A minima, our results support a particular conclusion: both studies offer direct and solid evidence that virtue and vice attributions do not follow identic algorithms but rather that people flexibly manipulate both the kind of algorithm (i.e. Bayesian or average-based) and the overestimation of different bits of information, possibly depending on how congruent presented information is. This conclusion is compatible with recent research proposing that blame and praise attributions, serving different adaptive purposes, are not symmetric processes but rather follow from distinct cognitive mechanisms (R. A. Anderson et al., 2020). These conclusions might be applied to recent models purporting to model the complete cognitive architecture of social prediction (Tamir & Thornton, 2018).
Future research should explore the link between blame and praise, as attributions about a person’s actions in a given context, as opposed to more permanent, character attributions. In what circumstances or based on which information do blame and praise attributions can cross over and become more permanent attributions? How do situational variables affecting blame and praise attributions can have an effect on character attributions and the algorithms underlying them? Future research should look into these questions while continuing with nascent work on formalization of moral decision-making. Specifically, there is no consensus on the nature of the algorithms underlying virtue and vice attributions which makes it premature to interpret person-level parameters. However, once established, efforts ought to be made to determine person-level parameters or even algorithms and their consequences for social cognition.
Acknowledgments
Authors would like to thank A.E. Monroe and G.P.D. Ingram for comments on a very early version of this article. L.F. Talero for invaluable help in data collection as well as several anonymous reviewers whose comments helped shape the final version of this manuscript.
Funding
This paper was funded by the Colombian Ministry for Science and Technology - Minciencias through the national doctoral training scholarships 727 (2015).
Competing Interests
The authors have no competing interests to declare.
Author Contributions
Conceptualization, Writing- Original draft preparation: SB. Methodology, Data curation, Visualization, Investigation, Writing- Reviewing and Editing: SB & WJL.
Data Accessibility Statement
All materials (including materials, raw data and code) available at: https://osf.io/xsv3e/?view_only=07ef8777795b4990855c02722624d690 .
Footnotes
See behaviour and trait determination procedures, final materials, data analysis scripts and raw data for all studies in https://osf.io/xsv3e/?view_only=07ef8777795b4990855c02722624d690 .

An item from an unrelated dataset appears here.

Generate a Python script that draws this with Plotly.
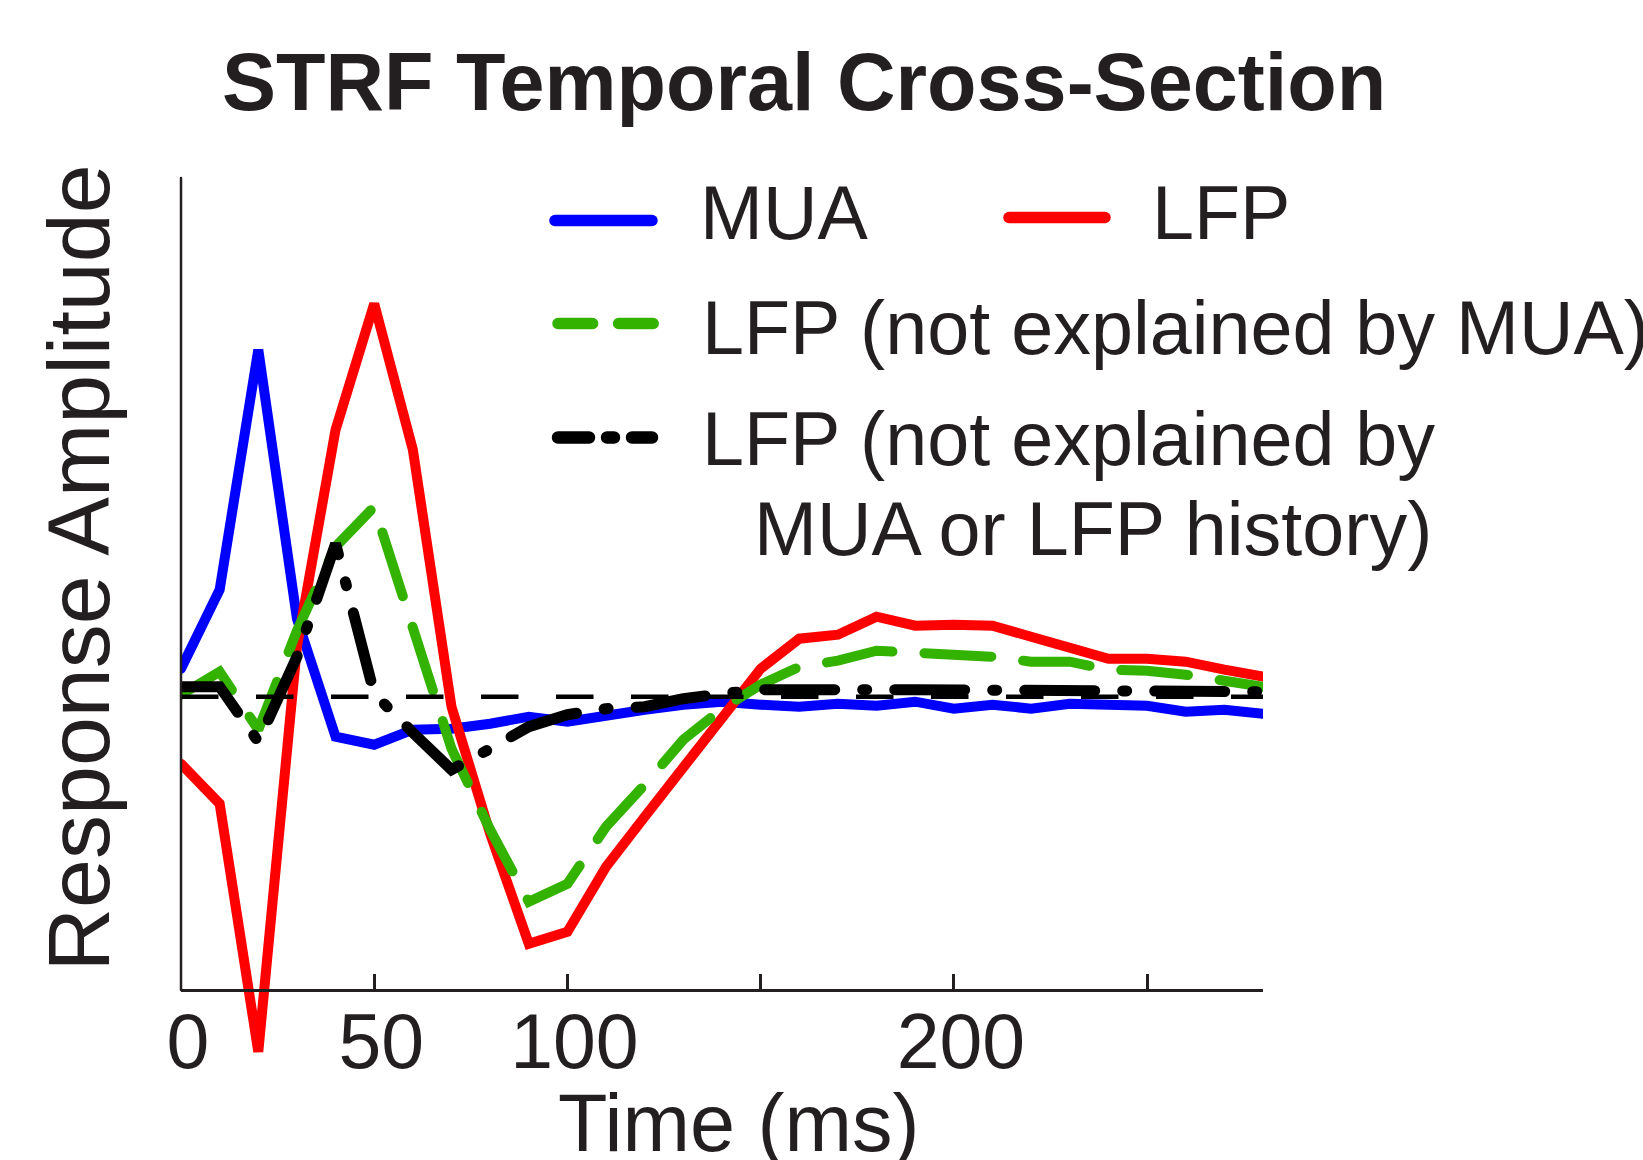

Target or distractor behaviours in the virtue and vice conditions were determined through pilot study results. Behaviours whose marginal probability (P(B|Tr) with virtue or vice was below 0.1 were considered distractors. Behaviours whose prior probability for virtue or vice was above 0.1 were considered target for virtue or vice attribution. No behaviour was strongly associated with both virtues and vices simultaneously.
While we believe the more incongruent information offered study 2 is a better reflection of naturalistic informational contexts in which Bayesian models could be used to make sense of agent’s behaviour, this study was not designed nor run prior to these conclusions. Study 2 was designed and ran after data from study 1 was collected and analysed. Hence, we cannot claim complete pre-registration of study 2.